(Records with drawing code)
#####
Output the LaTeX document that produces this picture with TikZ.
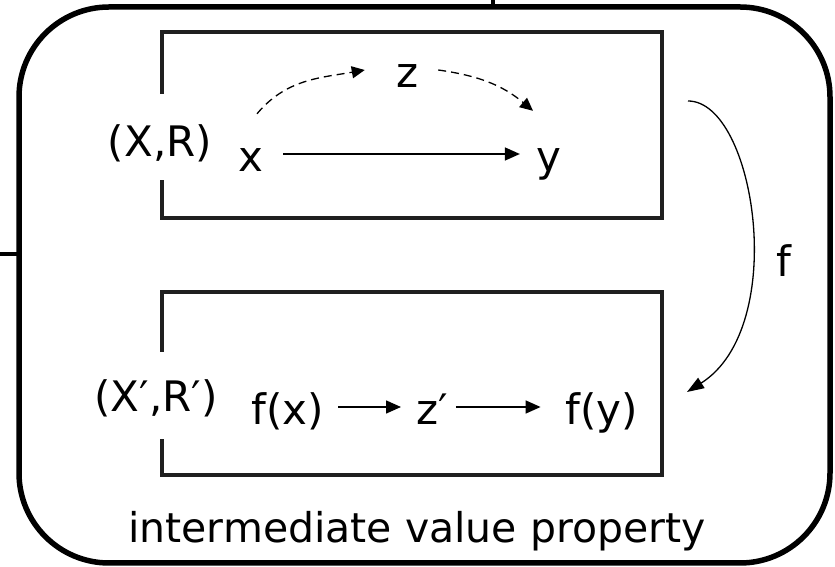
\documentclass[tikz,border=0pt]{standalone}
\usepackage{fontspec}
\setmainfont{DejaVu Sans}
\usetikzlibrary{arrows.meta,positioning,calc}

\begin{document}
\begin{tikzpicture}[x=1pt,y=1pt,
  every node/.style={font=\fontsize{42}{50}\selectfont,inner sep=0pt},
  lbl/.style={anchor=base,text height=40pt,text depth=4pt},
  outer/.style={line width=5.5pt,rounded corners=90pt},
  bx/.style={line width=4.5pt,color=black!88,line join=miter},
  arr/.style={-{Triangle[length=15pt,width=13pt]},line width=1.5pt},
  darr/.style={-{Triangle[length=13pt,width=12pt]},line width=1.3pt,dash pattern=on 8pt off 5pt}]
\useasboundingbox (0,0) rectangle (835,567);
\draw[outer] (19,560) rectangle (830,4);
\draw[line width=4pt] (493,567) -- (493,560);
\draw[line width=4pt] (0,313) -- (19,313);
% upper set
\draw[bx] (162,473) -- (162,535) -- (662,535) -- (662,349) -- (162,349) -- (162,387);
\node[lbl] (xr) at (160,410) {(X,R)};
\node[lbl] (x) at (251,395) {x};
\node[lbl] (y) at (549,395) {y};
\node[lbl] (z) at (408,479) {z};
\draw[arr,shorten <=19.5pt,shorten >=16.5pt] (x) -- (y);
\draw[darr] ([xshift=6pt,yshift=18pt]x.north) to[out=50,in=190] ([xshift=-32pt]z.west);
\draw[darr] ([xshift=19pt]z.east) to[out=-8,in=140] ([xshift=-16pt,yshift=21pt]y.north);
% lower set
\draw[bx] (162,215) -- (162,275) -- (662,275) -- (662,92) -- (162,92) -- (162,128);
\node[lbl] (xrp) at (156,155) {(X′,R′)};
\node[lbl] (fx) at (288,142) {f(x)};
\node[lbl] (zp) at (432,142) {z′};
\node[lbl] (fy) at (602,142) {f(y)};
\draw[arr,shorten <=14pt,shorten >=15pt] (fx) -- (zp);
\draw[arr,shorten <=8pt,shorten >=25pt] (zp) -- (fy);
% the map f
\coordinate (fsrc) at (688,466);
\coordinate (fdst) at (687,175);
\draw[arr,line width=1.3pt,-{Triangle[length=17pt,width=12pt]}] (fsrc) .. controls (755,466) and (790,240) .. (fdst);
\node[lbl] (f) at (784,290) {f};
\node[anchor=base,font=\fontsize{41}{49}\selectfont] (ivp) at (417,24) {intermediate value property};
\end{tikzpicture}
\end{document}
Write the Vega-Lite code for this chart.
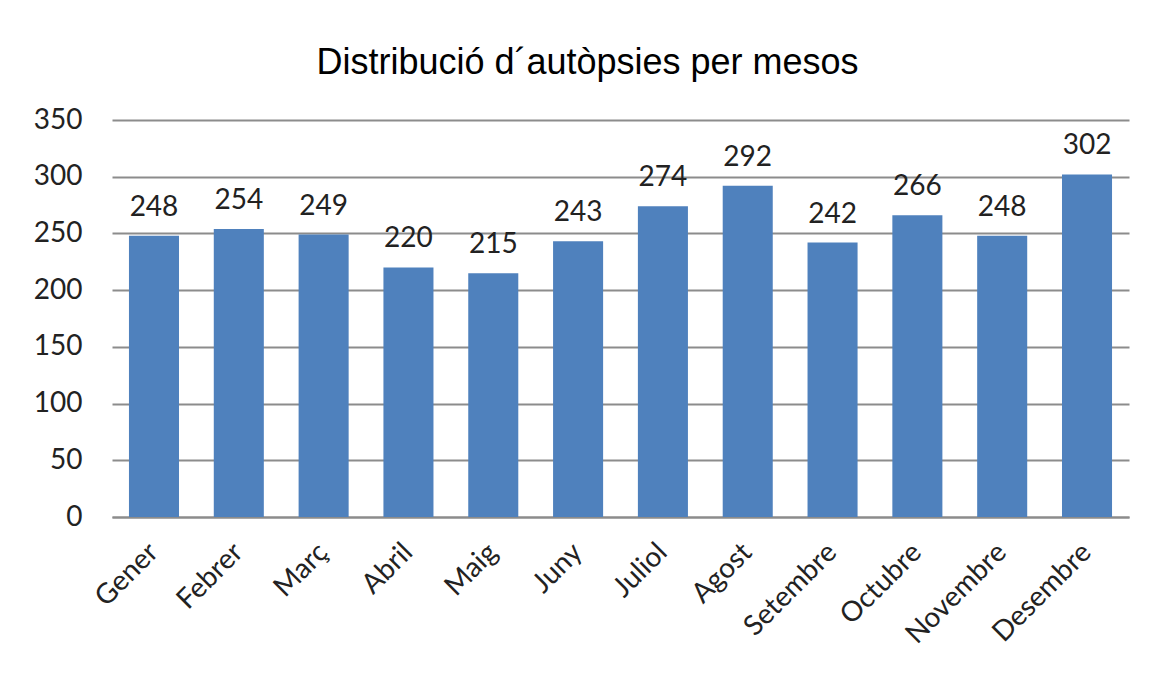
{
  "$schema": "https://vega.github.io/schema/vega-lite/v6.json",
  "width": 1017,
  "height": 397,
  "autosize": {"type": "none"},
  "padding": {"left": 112, "top": 120, "right": 25, "bottom": 163},
  "background": "white",
  "title": {
    "text": "Distribució d´autòpsies per mesos",
    "font": "Liberation Sans",
    "fontSize": 36,
    "fontWeight": "normal",
    "color": "#000000",
    "anchor": "middle",
    "dx": -33,
    "offset": 24
  },
  "data": {
    "values": [
      {"mes": "Gener", "n": 248},
      {"mes": "Febrer", "n": 254},
      {"mes": "Març", "n": 249},
      {"mes": "Abril", "n": 220},
      {"mes": "Maig", "n": 215},
      {"mes": "Juny", "n": 243},
      {"mes": "Juliol", "n": 274},
      {"mes": "Agost", "n": 292},
      {"mes": "Setembre", "n": 242},
      {"mes": "Octubre", "n": 266},
      {"mes": "Novembre", "n": 248},
      {"mes": "Desembre", "n": 302}
    ]
  },
  "encoding": {
    "x": {
      "field": "mes",
      "type": "nominal",
      "sort": null,
      "scale": {"paddingInner": 0.41, "paddingOuter": 0.2},
      "axis": {
        "title": null,
        "labelAngle": -45,
        "labelAlign": "right",
        "labelBaseline": "middle",
        "labelFont": "Lato",
        "labelFontSize": 28,
        "labelColor": "#222222",
        "labelPadding": 31,
        "ticks": false,
        "domainColor": "#8c8c8c",
        "domainWidth": 2
      }
    },
    "y": {
      "field": "n",
      "type": "quantitative",
      "scale": {"domain": [0, 350], "nice": false},
      "axis": {
        "title": null,
        "values": [0, 50, 100, 150, 200, 250, 300, 350],
        "labelFont": "Lato",
        "labelFontSize": 28,
        "labelColor": "#222222",
        "labelPadding": 30,
        "ticks": false,
        "domain": false,
        "grid": true,
        "gridColor": "#8c8c8c",
        "gridWidth": 2
      }
    }
  },
  "layer": [
    {"mark": {"type": "bar", "color": "#4f81bd"}},
    {
      "mark": {
        "type": "text",
        "font": "Lato",
        "fontSize": 28,
        "color": "#222222",
        "baseline": "bottom",
        "dy": -14
      },
      "encoding": {"text": {"field": "n", "type": "quantitative"}}
    }
  ],
  "config": {"view": {"stroke": null}}
}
#####
Return the entries unchanged, save for the pictures, which do not belong in the copy.

■ Solution to the problem
Output the LaTeX document that produces this picture with TikZ.
\documentclass[tikz,border=0pt]{standalone}
\usepackage{fontspec}
\setmainfont{DejaVu Sans}
\usetikzlibrary{arrows.meta,positioning,calc}

\begin{document}
\begin{tikzpicture}[x=1pt,y=1pt,
  every node/.style={font=\fontsize{42}{50}\selectfont,inner sep=0pt},
  lbl/.style={anchor=base,text height=40pt,text depth=4pt},
  outer/.style={line width=5.5pt,rounded corners=90pt},
  bx/.style={line width=4.5pt,color=black!88,line join=miter},
  arr/.style={-{Triangle[length=15pt,width=13pt]},line width=1.5pt},
  darr/.style={-{Triangle[length=13pt,width=12pt]},line width=1.3pt,dash pattern=on 8pt off 5pt}]
\useasboundingbox (0,0) rectangle (835,567);
\draw[outer] (19,560) rectangle (830,4);
\draw[line width=4pt] (493,567) -- (493,560);
\draw[line width=4pt] (0,313) -- (19,313);
% upper set
\draw[bx] (162,473) -- (162,535) -- (662,535) -- (662,349) -- (162,349) -- (162,387);
\node[lbl] (xr) at (160,410) {(X,R)};
\node[lbl] (x) at (251,395) {x};
\node[lbl] (y) at (549,395) {y};
\node[lbl] (z) at (408,479) {z};
\draw[arr,shorten <=19.5pt,shorten >=16.5pt] (x) -- (y);
\draw[darr] ([xshift=6pt,yshift=18pt]x.north) to[out=50,in=190] ([xshift=-32pt]z.west);
\draw[darr] ([xshift=19pt]z.east) to[out=-8,in=140] ([xshift=-16pt,yshift=21pt]y.north);
% lower set
\draw[bx] (162,215) -- (162,275) -- (662,275) -- (662,92) -- (162,92) -- (162,128);
\node[lbl] (xrp) at (156,155) {(X′,R′)};
\node[lbl] (fx) at (288,142) {f(x)};
\node[lbl] (zp) at (432,142) {z′};
\node[lbl] (fy) at (602,142) {f(y)};
\draw[arr,shorten <=14pt,shorten >=15pt] (fx) -- (zp);
\draw[arr,shorten <=8pt,shorten >=25pt] (zp) -- (fy);
% the map f
\coordinate (fsrc) at (688,466);
\coordinate (fdst) at (687,175);
\draw[arr,line width=1.3pt,-{Triangle[length=17pt,width=12pt]}] (fsrc) .. controls (755,466) and (790,240) .. (fdst);
\node[lbl] (f) at (784,290) {f};
\node[anchor=base,font=\fontsize{41}{49}\selectfont] (ivp) at (417,24) {intermediate value property};
\end{tikzpicture}
\end{document}
Write the Vega-Lite code for this chart.
{
  "$schema": "https://vega.github.io/schema/vega-lite/v6.json",
  "width": 1017,
  "height": 397,
  "autosize": {"type": "none"},
  "padding": {"left": 112, "top": 120, "right": 25, "bottom": 163},
  "background": "white",
  "title": {
    "text": "Distribució d´autòpsies per mesos",
    "font": "Liberation Sans",
    "fontSize": 36,
    "fontWeight": "normal",
    "color": "#000000",
    "anchor": "middle",
    "dx": -33,
    "offset": 24
  },
  "data": {
    "values": [
      {"mes": "Gener", "n": 248},
      {"mes": "Febrer", "n": 254},
      {"mes": "Març", "n": 249},
      {"mes": "Abril", "n": 220},
      {"mes": "Maig", "n": 215},
      {"mes": "Juny", "n": 243},
      {"mes": "Juliol", "n": 274},
      {"mes": "Agost", "n": 292},
      {"mes": "Setembre", "n": 242},
      {"mes": "Octubre", "n": 266},
      {"mes": "Novembre", "n": 248},
      {"mes": "Desembre", "n": 302}
    ]
  },
  "encoding": {
    "x": {
      "field": "mes",
      "type": "nominal",
      "sort": null,
      "scale": {"paddingInner": 0.41, "paddingOuter": 0.2},
      "axis": {
        "title": null,
        "labelAngle": -45,
        "labelAlign": "right",
        "labelBaseline": "middle",
        "labelFont": "Lato",
        "labelFontSize": 28,
        "labelColor": "#222222",
        "labelPadding": 31,
        "ticks": false,
        "domainColor": "#8c8c8c",
        "domainWidth": 2
      }
    },
    "y": {
      "field": "n",
      "type": "quantitative",
      "scale": {"domain": [0, 350], "nice": false},
      "axis": {
        "title": null,
        "values": [0, 50, 100, 150, 200, 250, 300, 350],
        "labelFont": "Lato",
        "labelFontSize": 28,
        "labelColor": "#222222",
        "labelPadding": 30,
        "ticks": false,
        "domain": false,
        "grid": true,
        "gridColor": "#8c8c8c",
        "gridWidth": 2
      }
    }
  },
  "layer": [
    {"mark": {"type": "bar", "color": "#4f81bd"}},
    {
      "mark": {
        "type": "text",
        "font": "Lato",
        "fontSize": 28,
        "color": "#222222",
        "baseline": "bottom",
        "dy": -14
      },
      "encoding": {"text": {"field": "n", "type": "quantitative"}}
    }
  ],
  "config": {"view": {"stroke": null}}
}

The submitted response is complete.